EXHIBIT 10.1
AMENDED AND RESTATED
ASSIGNMENT AND ASSUMPTION AGREEMENT
THIS AMENDED AND RESTATED ASSIGNMENT AND ASSUMPTION AGREEMENT (this
"Assignment"), entered into this 7th day of December, 1998, amends and
restates the Assignment and Assumption Agreement (the "Original
Agreement"), dated as of October 1, 1998 by and among Insignia Properties,
L.P., a Delaware limited partnership ("Assignor"), and AIMCO Properties,
L.P., a Delaware limited partnership ("Assignee") (each party to this
Assignment, a "Party").
WITNESSETH
WHEREAS, Assignor and Assignee wish to amend and restate the Original
Agreement to transfer from Assignor to Assignee all of Assignor's economic
rights under Assignor's assets (excluding those assets set forth on
Schedule A hereto) (the "Underlying Assets"), such that the only assets
transferred pursuant hereto constitute Assignor's right, title and interest
in and to the profits and losses granted and all other economic rights
granted to and under the Underlying Assets (the "Assets"); and
WHEREAS, Assignor and Assignee entered into the Original Agreement in
order to comply with the Amended and Restated Agreement and Plan of Merger,
dated as of May 26, 1998, among Insignia Financial Group, Inc. (the parent
corporation of the general partner of the Assignor) and Apartment
Investment and Management Company (the parent corporation of the general
partner of the Assignee).
NOW, THEREFORE, in consideration of the foregoing and the covenants
of the parties set forth herein and for other good and valuable
consideration, the receipt and sufficiency of which are hereby
acknowledged, subject to the terms and conditions set forth herein, the
parties hereby agree as follows:
1. Assignor hereby transfers, assigns, contributes and sets over to
the Assignee all of the Assignor's right, title and interest to and under
each of the Assets, effective as of October 1, 1998, subject to the rights
of third parties thereto including, without limitation, the rights of First
Union National Bank ("First Union") under that certain Credit Agreement,
dated as of December 30, 1997, among Assignor, Xxxxxx Commercial Paper
Inc., as lending agent, First Union, as administrative agent, and the
lenders from time to time party thereto (the "First Union Credit
Agreement"), and the Pledge and Security Agreement, dated as of December
30, 1997, related thereto (collectively with the First Union Credit
Agreement, the "First Union Agreements").
2. Assignee agrees to assume and be liable for each and every duty
and obligation of Assignor related to the Underlying Assets including, but
not limited to, those duties and obligations that accrued prior to the date
of the Original Agreement and to cause Assignor to comply in full with its
obligations under all agreements with third parties including, without
limitation, the First Union Agreements.
3. Subject to the rights of third parties including, without
limitation, First Union, and as between Assignor on the one hand and
Assignee on the other hand, Assignor is released from all duties and
obligations of Assignor related to the Underlying Assets and accruing after
the date of the Original Agreement.
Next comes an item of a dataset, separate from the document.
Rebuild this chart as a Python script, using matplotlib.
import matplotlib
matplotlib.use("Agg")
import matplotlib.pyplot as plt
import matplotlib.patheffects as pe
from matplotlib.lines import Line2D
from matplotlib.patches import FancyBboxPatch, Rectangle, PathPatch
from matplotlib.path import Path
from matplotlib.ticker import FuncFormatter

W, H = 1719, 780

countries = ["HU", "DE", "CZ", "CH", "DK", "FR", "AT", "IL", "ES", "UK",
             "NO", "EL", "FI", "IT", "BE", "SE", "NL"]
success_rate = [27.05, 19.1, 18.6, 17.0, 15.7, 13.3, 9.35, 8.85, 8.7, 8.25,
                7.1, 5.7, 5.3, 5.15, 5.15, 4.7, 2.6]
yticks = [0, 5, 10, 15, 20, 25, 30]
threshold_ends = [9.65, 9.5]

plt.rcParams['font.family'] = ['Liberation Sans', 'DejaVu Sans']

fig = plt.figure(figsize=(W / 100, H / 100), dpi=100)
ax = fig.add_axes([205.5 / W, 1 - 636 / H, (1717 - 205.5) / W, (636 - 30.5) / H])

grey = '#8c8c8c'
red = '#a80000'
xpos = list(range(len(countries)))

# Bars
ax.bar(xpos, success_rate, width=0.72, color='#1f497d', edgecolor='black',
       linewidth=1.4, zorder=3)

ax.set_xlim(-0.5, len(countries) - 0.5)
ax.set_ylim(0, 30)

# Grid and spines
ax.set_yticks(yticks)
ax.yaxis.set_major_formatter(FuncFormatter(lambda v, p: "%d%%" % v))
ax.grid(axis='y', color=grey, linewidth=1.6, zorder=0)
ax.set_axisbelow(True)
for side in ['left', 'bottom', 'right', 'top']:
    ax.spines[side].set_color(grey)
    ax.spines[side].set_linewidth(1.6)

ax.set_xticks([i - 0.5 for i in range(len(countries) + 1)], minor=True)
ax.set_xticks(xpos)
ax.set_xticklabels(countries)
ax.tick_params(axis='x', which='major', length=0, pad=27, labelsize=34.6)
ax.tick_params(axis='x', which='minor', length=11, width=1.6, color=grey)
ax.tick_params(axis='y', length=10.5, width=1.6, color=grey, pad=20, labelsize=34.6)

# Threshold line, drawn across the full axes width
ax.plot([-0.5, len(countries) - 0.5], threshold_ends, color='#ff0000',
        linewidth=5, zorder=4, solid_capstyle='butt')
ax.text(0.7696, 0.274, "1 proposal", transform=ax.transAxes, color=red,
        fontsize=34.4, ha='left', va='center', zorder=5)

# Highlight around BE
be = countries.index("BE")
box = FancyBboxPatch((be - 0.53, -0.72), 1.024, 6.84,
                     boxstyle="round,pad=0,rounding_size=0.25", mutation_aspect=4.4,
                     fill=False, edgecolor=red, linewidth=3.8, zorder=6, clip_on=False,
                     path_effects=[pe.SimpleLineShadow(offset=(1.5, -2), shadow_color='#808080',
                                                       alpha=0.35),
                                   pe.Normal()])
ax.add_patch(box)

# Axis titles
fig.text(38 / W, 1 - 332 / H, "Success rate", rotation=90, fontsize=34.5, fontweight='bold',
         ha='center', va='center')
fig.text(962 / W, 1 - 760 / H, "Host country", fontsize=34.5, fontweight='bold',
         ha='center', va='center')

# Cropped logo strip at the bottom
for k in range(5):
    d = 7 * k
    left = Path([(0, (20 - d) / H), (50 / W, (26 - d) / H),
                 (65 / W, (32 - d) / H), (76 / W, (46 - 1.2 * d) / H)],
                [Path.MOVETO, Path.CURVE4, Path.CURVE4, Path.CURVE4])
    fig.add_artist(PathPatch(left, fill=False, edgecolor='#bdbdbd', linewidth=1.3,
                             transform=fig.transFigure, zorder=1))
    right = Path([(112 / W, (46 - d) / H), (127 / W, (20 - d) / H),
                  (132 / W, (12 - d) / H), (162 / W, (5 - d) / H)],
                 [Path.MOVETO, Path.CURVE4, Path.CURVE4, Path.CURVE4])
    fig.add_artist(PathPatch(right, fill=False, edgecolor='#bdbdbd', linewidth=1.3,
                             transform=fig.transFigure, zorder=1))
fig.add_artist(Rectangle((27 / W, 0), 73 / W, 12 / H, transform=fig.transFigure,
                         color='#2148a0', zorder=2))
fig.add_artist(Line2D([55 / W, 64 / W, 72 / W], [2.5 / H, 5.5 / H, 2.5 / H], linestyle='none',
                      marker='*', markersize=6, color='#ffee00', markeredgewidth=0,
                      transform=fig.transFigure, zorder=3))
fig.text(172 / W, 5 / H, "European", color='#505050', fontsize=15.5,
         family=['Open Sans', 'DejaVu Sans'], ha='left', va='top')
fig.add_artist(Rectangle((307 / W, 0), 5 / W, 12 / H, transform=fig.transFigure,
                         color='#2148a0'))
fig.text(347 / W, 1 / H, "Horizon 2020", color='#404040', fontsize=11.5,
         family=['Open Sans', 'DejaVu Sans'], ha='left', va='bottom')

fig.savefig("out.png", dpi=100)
Assignor shall remain liable for all
duties and obligations of Assignor related to the Assets and accruing
before the date of the Original Agreement.
4. The consideration for the assignment of the Assets pursuant to
this Assignment consists of the issuance by Assignee of Common Partnership
Units in Assignee (the "Consideration"). Prior to the transfer of the
Assets the Parties agreed that the calculation of the Consideration shall
be as follows:
a) first, Ernst & Young LLP shall determine the total asset value
of Insignia Properties Trust, a Maryland real estate investment
trust ("IPT"), by calculating the total market capitalization
of IPT and adding to such amount the total amount of corporate
level indebtedness,
b) second, the value of the Assignor is calculated by subtracting
from the value of IPT, the value of all other subsidiaries of
IPT and all assets owned directly by IPT, and dividing such
result by the fraction of the Assignor owned by IPT,
c) third, the value of the Underlying Assets is calculated by
subtracting from the value of the Assignor the value of the
assets owned by Assignor not transferred to Assignee, and
adding to such result the amount of indebtedness of Assignor
not assumed by Assignee, and
d) finally, the Consideration is calculated by dividing the value
of the Underlying Assets by the fair value of the Common
Partnership Units in Assignee (which is deemed to be $37.75,
the closing price of Common Stock of Apartment Investment and
Management Company on the trading day immediately preceding the
effectiveness of the transfer).
5. The calculation in paragraph 4 resulted in an Underlying Asset
value of $386,161,468 and total Consideration of 10,229,443 Common
Partnership Units of Assignee.
6. The Parties have each determined, using their sound business
judgment and considering their fiduciary duties to the limited partners of
the respective Party, that (i) the assignment contemplated by this
Assignment is in the best interests of each Party and each Party's limited
partners, and (ii) the Consideration constitutes fair value for the Assets.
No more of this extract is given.